### Instructions for the task
Your task is to reproduce, verbatim and without pictures, the lines from the opening of the listing through the line containing "from matplotlib.ticker import".
* START *
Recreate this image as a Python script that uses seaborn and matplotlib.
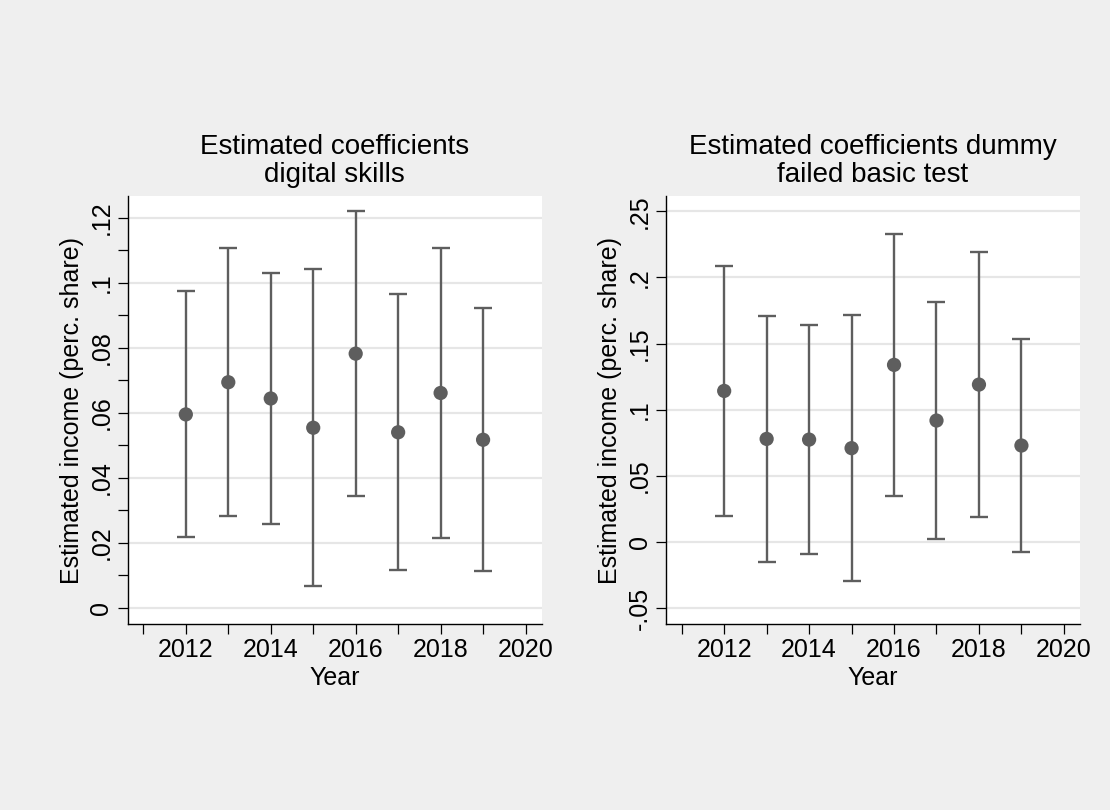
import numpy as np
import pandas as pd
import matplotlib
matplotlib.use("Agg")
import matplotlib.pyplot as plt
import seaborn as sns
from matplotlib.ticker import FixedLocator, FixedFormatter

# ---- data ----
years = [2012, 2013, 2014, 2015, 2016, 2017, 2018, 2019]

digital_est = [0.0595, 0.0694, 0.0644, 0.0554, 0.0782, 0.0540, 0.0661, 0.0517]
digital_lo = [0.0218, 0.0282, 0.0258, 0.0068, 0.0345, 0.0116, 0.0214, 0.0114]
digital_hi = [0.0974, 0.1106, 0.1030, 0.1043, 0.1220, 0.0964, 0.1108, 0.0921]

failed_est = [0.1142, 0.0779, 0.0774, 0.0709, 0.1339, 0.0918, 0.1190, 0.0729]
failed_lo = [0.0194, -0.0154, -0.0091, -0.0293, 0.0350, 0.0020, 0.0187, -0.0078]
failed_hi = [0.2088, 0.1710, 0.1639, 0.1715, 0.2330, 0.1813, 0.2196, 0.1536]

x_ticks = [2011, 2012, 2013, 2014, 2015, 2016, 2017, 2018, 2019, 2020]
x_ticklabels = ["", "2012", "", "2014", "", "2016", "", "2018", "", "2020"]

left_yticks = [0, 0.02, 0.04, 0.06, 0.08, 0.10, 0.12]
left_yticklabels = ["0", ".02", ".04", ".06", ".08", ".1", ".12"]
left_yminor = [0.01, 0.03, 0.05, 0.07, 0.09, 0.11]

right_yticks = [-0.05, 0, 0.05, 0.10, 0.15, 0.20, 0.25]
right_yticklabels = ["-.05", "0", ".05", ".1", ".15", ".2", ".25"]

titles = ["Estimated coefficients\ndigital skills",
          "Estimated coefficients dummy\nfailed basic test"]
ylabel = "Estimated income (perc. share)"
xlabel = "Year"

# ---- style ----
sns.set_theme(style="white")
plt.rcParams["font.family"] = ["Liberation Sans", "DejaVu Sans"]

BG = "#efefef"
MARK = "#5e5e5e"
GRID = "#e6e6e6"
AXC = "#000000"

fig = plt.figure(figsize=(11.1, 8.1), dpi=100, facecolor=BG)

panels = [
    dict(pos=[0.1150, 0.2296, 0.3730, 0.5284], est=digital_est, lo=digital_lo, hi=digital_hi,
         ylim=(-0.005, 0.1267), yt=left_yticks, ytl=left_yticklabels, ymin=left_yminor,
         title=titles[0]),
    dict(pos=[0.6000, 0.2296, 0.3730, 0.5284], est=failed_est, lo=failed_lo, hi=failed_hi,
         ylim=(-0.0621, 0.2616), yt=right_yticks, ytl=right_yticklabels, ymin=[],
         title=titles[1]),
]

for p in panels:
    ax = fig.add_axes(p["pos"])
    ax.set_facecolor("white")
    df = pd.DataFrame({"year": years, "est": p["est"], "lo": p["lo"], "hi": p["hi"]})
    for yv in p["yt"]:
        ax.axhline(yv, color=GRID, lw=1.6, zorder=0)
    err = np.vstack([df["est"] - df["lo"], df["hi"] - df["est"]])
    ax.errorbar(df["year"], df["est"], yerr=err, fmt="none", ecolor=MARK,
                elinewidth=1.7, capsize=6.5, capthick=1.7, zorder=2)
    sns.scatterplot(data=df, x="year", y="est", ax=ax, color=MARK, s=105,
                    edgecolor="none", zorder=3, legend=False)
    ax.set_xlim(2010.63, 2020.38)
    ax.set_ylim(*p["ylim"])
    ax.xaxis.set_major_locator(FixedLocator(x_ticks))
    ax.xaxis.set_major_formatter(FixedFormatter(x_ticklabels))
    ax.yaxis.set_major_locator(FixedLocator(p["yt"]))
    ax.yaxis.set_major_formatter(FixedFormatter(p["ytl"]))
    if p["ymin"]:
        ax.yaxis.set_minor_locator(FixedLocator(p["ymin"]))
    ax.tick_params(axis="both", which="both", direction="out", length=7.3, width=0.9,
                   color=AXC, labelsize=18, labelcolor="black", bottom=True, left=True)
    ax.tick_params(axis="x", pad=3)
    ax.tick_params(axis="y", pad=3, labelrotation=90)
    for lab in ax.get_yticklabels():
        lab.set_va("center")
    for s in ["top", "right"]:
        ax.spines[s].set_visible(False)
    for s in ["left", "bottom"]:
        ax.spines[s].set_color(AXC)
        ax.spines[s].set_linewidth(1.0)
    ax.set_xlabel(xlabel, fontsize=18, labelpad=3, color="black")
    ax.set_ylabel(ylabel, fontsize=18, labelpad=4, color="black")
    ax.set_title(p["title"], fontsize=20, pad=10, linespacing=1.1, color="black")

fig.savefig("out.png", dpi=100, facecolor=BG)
* END *
### Exercise solution
Recreate this image as a Python script that uses seaborn and matplotlib.
import numpy as np
import pandas as pd
import matplotlib
matplotlib.use("Agg")
import matplotlib.pyplot as plt
import seaborn as sns
from matplotlib.ticker import FixedLocator, FixedFormatter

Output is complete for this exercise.